Blinde Mini-Roboter

Die Deutschlandpremiere von Luc Dunberrys „Aliens!“ bei Tanz im August

Berlin, 29/08/2009

Luc Dunberry und Robert Abubo kommen mit seltsam vollgemülltem Supermarkt-Einkaufswagen auf die Bühne. Zwei Wesen aus einem Science-Fiction-Film, gesichtslos mit insektengroßem Kopfhelm, Fellstiefeln, Fellweste über weißem Ganzkörper-Laboranzug, glänzenden Arm- und Beinschützern. Sie kleben aneinander und rekeln sich als Vierfüßler animalisch. Ihr aufgeblasenes Zelt wird mehrfach zur Video-Projektionsfläche: Wasser, Quallen, wabernde Gesichter. Die „Fremden“ tänzeln katzenhaft einander umrundend bis zur Berührung. Sie pellen sich gegenseitig aus ihren weißen Häuten. Das Video beamt raffiniert ihre rollenden Körper (aus dem Zeltinneren) zu im All schwebenden Wesen, grundiert von lallendem Kinderlachen. Bis zum „Game over“. Mega-Autobahnen, repetierte Zahlenreihen und ein Gebläse, das ein Wesen vergeblich aufbäht. Das Zelt speit zerschredderten Abfall aus ihren menschlichen Videomündern. Wie blinde Mini-Roboter kriechen beide auf den Knien, verfehlen einander in den Gesten wie Demenz-Kranke. Eine Umarmung gelingt nicht mehr. Zwei leerlaufende Systeme. Einander wie ein Klotz am Bein. Nur Rudimente körperlicher Zuckungen sind ihnen möglich. Der Eine landet als Abfall im Einkaufswagen, der Andere dreht der Antenne den Strom ab. Wüste ...
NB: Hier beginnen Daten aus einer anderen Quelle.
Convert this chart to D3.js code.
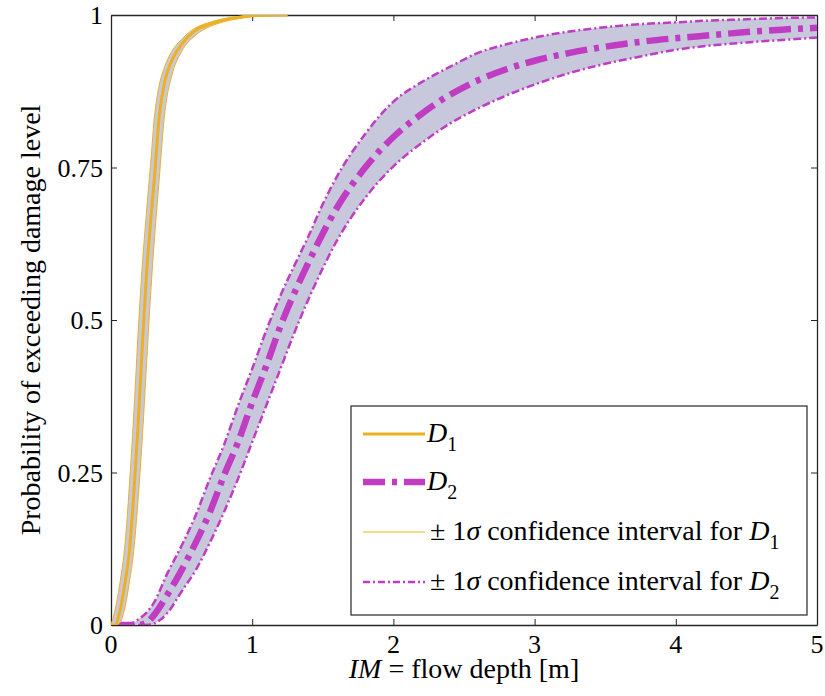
<!DOCTYPE html>
<html>
<head>
<meta charset="utf-8">
<script src="https://cdn.jsdelivr.net/npm/d3@7"></script>
</head>
<body style="margin:0">
<svg width="825" height="696"></svg>
<script>
// D1 fragility curve and its +/- 1 sigma band
const d1X     = [0, 0.03, 0.06, 0.1, 0.13, 0.16, 0.19, 0.22, 0.25, 0.28, 0.31, 0.34, 0.38, 0.43, 0.5, 0.6, 0.7, 0.8, 0.9, 1.0, 1.25];
const d1Mean  = [0, 0, 0.02, 0.07, 0.12, 0.21, 0.32, 0.45, 0.57, 0.66, 0.74, 0.83, 0.89, 0.925, 0.952, 0.975, 0.985, 0.992, 0.996, 0.999, 1];
const d1Upper = [0, 0.026, 0.064, 0.135, 0.228, 0.34, 0.47, 0.585, 0.673, 0.755, 0.838, 0.883, 0.915, 0.94, 0.96, 0.979, 0.988, 0.994, 0.997, 1, 1];
const d1Lower = [0, 0, 0.003, 0.03, 0.07, 0.12, 0.2, 0.3, 0.42, 0.54, 0.64, 0.727, 0.838, 0.9, 0.94, 0.967, 0.981, 0.989, 0.994, 0.997, 1];

// D2 fragility curve and its +/- 1 sigma band
const d2X     = [0, 0.1, 0.2, 0.25, 0.3, 0.4, 0.5, 0.6, 0.7, 0.8, 0.9, 1.0, 1.1, 1.2, 1.3, 1.4, 1.5, 1.6, 1.8, 2.0, 2.2, 2.4, 2.6, 2.8, 3.0, 3.25, 3.5, 3.75, 4.0, 4.25, 4.5, 4.75, 5.0];
const d2Mean  = [0, 0, 0, 0.003, 0.015, 0.05, 0.09, 0.135, 0.185, 0.245, 0.30, 0.365, 0.425, 0.49, 0.545, 0.595, 0.642, 0.684, 0.750, 0.800, 0.838, 0.869, 0.893, 0.911, 0.925, 0.938, 0.948, 0.956, 0.962, 0.967, 0.972, 0.976, 0.979];
const d2Upper = [0, 0, 0.01, 0.02, 0.035, 0.085, 0.13, 0.18, 0.24, 0.295, 0.36, 0.42, 0.483, 0.54, 0.59, 0.638, 0.69, 0.735, 0.805, 0.858, 0.89, 0.915, 0.938, 0.952, 0.963, 0.973, 0.98, 0.985, 0.988, 0.991, 0.993, 0.995, 0.996];
const d2Lower = [0, 0, 0, 0, 0.002, 0.02, 0.055, 0.09, 0.135, 0.185, 0.24, 0.30, 0.36, 0.42, 0.48, 0.535, 0.585, 0.63, 0.70, 0.752, 0.79, 0.822, 0.847, 0.868, 0.886, 0.905, 0.92, 0.932, 0.943, 0.95, 0.955, 0.959, 0.963];

const xTicks = [0, 1, 2, 3, 4, 5];
const yTicks = [0, 0.25, 0.5, 0.75, 1];

const orange = '#edb120';
const magenta = '#c03cc3';
const bandFill = '#c8c8dc';
const fontFam = '"Liberation Serif"';

const margin = { left: 111, right: 8, top: 15, bottom: 71 };
const svg = d3.select('svg');
const width = +svg.attr('width');
const height = +svg.attr('height');
const innerWidth = width - margin.left - margin.right;
const innerHeight = height - margin.top - margin.bottom;

const xScale = d3.scaleLinear().domain([0, 5]).range([margin.left, margin.left + innerWidth]);
const yScale = d3.scaleLinear().domain([0, 1]).range([margin.top + innerHeight, margin.top]);

// plain text helper, same way for every label
function label(x, y, size, anchor) {
  return svg.append('text')
    .attr('x', x).attr('y', y)
    .attr('text-anchor', anchor)
    .style('font-family', fontFam)
    .style('font-size', size + 'px');
}

const axisColor = '#262626';
const tickLen = 6;

// tick labels first, as direct children of the svg
xTicks.forEach(v => label(xScale(v), 653, 26, 'middle').text(String(v)));
yTicks.forEach(v => label(margin.left - 8, yScale(v) + 9, 26, 'end').text(String(v)));

const xl = label(margin.left + innerWidth / 2, 678, 28, 'middle');
xl.append('tspan').style('font-style', 'italic').text('IM');
xl.append('tspan').text(' = flow depth [m]');

svg.append('text')
  .attr('transform', `translate(40, ${margin.top + innerHeight / 2}) rotate(-90)`)
  .attr('text-anchor', 'middle')
  .style('font-family', fontFam)
  .style('font-size', '28px')
  .text('Probability of exceeding damage level');

// axis box with inward ticks on all four sides (tick labels drawn above)
function axisLines(a) {
  a.selectAll('text').remove();
  a.selectAll('path').attr('stroke', axisColor).attr('stroke-width', 1.3);
  a.selectAll('line').attr('stroke', axisColor);
}
svg.append('g').attr('transform', `translate(0, ${margin.top + innerHeight})`)
  .call(d3.axisBottom(xScale).tickValues(xTicks).tickSizeInner(-tickLen).tickSizeOuter(0)).call(axisLines);
svg.append('g').attr('transform', `translate(0, ${margin.top})`)
  .call(d3.axisTop(xScale).tickValues(xTicks).tickSizeInner(-tickLen).tickSizeOuter(0)).call(axisLines);
svg.append('g').attr('transform', `translate(${margin.left}, 0)`)
  .call(d3.axisLeft(yScale).tickValues(yTicks).tickSizeInner(-tickLen).tickSizeOuter(0)).call(axisLines);
svg.append('g').attr('transform', `translate(${margin.left + innerWidth}, 0)`)
  .call(d3.axisRight(yScale).tickValues(yTicks).tickSizeInner(-tickLen).tickSizeOuter(0)).call(axisLines);

// data layer, clipped to the plot box
svg.append('clipPath').attr('id', 'plot-clip')
  .append('rect')
  .attr('x', margin.left).attr('y', margin.top)
  .attr('width', innerWidth).attr('height', innerHeight);
const plot = svg.append('g').attr('clip-path', 'url(#plot-clip)');

function drawSeries(xs, mean, upper, lower, meanStyle, bandStyle) {
  const rows = xs.map((x, i) => ({ x: x, m: mean[i], u: upper[i], l: lower[i] }));
  const area = d3.area()
    .x(d => xScale(d.x))
    .y0(d => yScale(d.l))
    .y1(d => yScale(d.u))
    .curve(d3.curveMonotoneX);
  plot.append('path').datum(rows)
    .attr('fill', bandFill)
    .attr('d', area);

  ['u', 'l'].forEach(k => {
    const line = d3.line().x(d => xScale(d.x)).y(d => yScale(d[k])).curve(d3.curveMonotoneX);
    plot.append('path').datum(rows)
      .attr('fill', 'none')
      .attr('stroke', bandStyle.color)
      .attr('stroke-width', bandStyle.width)
      .attr('stroke-dasharray', bandStyle.dash)
      .attr('d', line);
  });

  const meanLine = d3.line().x(d => xScale(d.x)).y(d => yScale(d.m)).curve(d3.curveMonotoneX);
  plot.append('path').datum(rows)
    .attr('fill', 'none')
    .attr('stroke', meanStyle.color)
    .attr('stroke-width', meanStyle.width)
    .attr('stroke-dasharray', meanStyle.dash)
    .attr('d', meanLine);
}

const d1MeanStyle = { color: orange, width: 3, dash: null };
const d1BandStyle = { color: orange, width: 1, dash: null };
const d2MeanStyle = { color: magenta, width: 6.5, dash: '22,7,5,7' };
const d2BandStyle = { color: magenta, width: 2.5, dash: '8,3,2,3' };

drawSeries(d2X, d2Mean, d2Upper, d2Lower, d2MeanStyle, d2BandStyle);
drawSeries(d1X, d1Mean, d1Upper, d1Lower, d1MeanStyle, d1BandStyle);

// legend
const lx = 351, ly = 406;
svg.append('rect')
  .attr('x', lx).attr('y', ly)
  .attr('width', 456).attr('height', 209)
  .attr('fill', '#fff')
  .attr('stroke', axisColor)
  .attr('stroke-width', 1.2);

const legendItems = [
  { style: d1MeanStyle, cy: 28, pre: '', sub: '1' },
  { style: d2MeanStyle, cy: 76, pre: '', sub: '2' },
  { style: d1BandStyle, cy: 126, pre: 'ci', sub: '1' },
  { style: { color: magenta, width: 2.5, dash: '7,3,2,3' }, cy: 176, pre: 'ci', sub: '2' }
];

legendItems.forEach(it => {
  svg.append('line')
    .attr('x1', lx + 12).attr('x2', lx + 74)
    .attr('y1', ly + it.cy).attr('y2', ly + it.cy)
    .attr('stroke', it.style.color)
    .attr('stroke-width', it.style.width)
    .attr('stroke-dasharray', it.style.dash);
  const t = label(lx + (it.pre ? 79 : 76), ly + it.cy + 8, 28, 'start');
  if (it.pre) {
    t.append('tspan').text('\u00b1 1');
    t.append('tspan').style('font-style', 'italic').text('\u03c3');
    t.append('tspan').text(' confidence interval for ');
  }
  t.append('tspan').style('font-style', 'italic').text('D');
  t.append('tspan').attr('dy', 9).style('font-size', '20px').text(it.sub);
});
</script>
</body>
</html>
Der Kanadier Luc Dunberry (Jg. 1969) ist seit 1996 bekanntes Ensemble-Mitglied von Sasha Waltz und kreiert seit 1997 eigene Arbeiten. „Aliens!“, uraufgeführt im März 2009 in Luxemburg (Produktion von Sasha Waltz & Guests in Koproduktion mit dem Grand Théatre de Luxemburg gefördert im Rahmen des Programm „Choreographen der Zukunft“), erlebte am 28. 8. 2009 seine mäßig akklamierte deutsche Erstaufführung im Radialsystem beim 20. Festival „Tanz im August“. Dunberrys Stück zerfällt in ein wenig geformtes Puzzle kryptischer Einzelteile, die ohne Spannungsbogen und inhaltliche Schärfe aneinandergereiht sind. Anfängliche Bewegungsfantasie läuft sich leer in ermüdendem Wechsel von ungenauem Spiel und zur Beliebigkeit neigenden Videoeinspielungen und Soundtracks. Das inszenatorische Konzept und dessen Umsetzung erscheinen wie eine Arbeitsetüde auf das selbstgewählte Thema der „Reflexion über die Spezies Mensch im Kontext ihrer Einwirkung auf die Umwelt.“ Einige Besucher verließen vorzeitig das Radialsystem. „Woran soll man sich reiben?“, fragte ein Mann meine Sitznachbarin. „Aliens!“ – zu wenig Substanz für ein Tanz-Festival.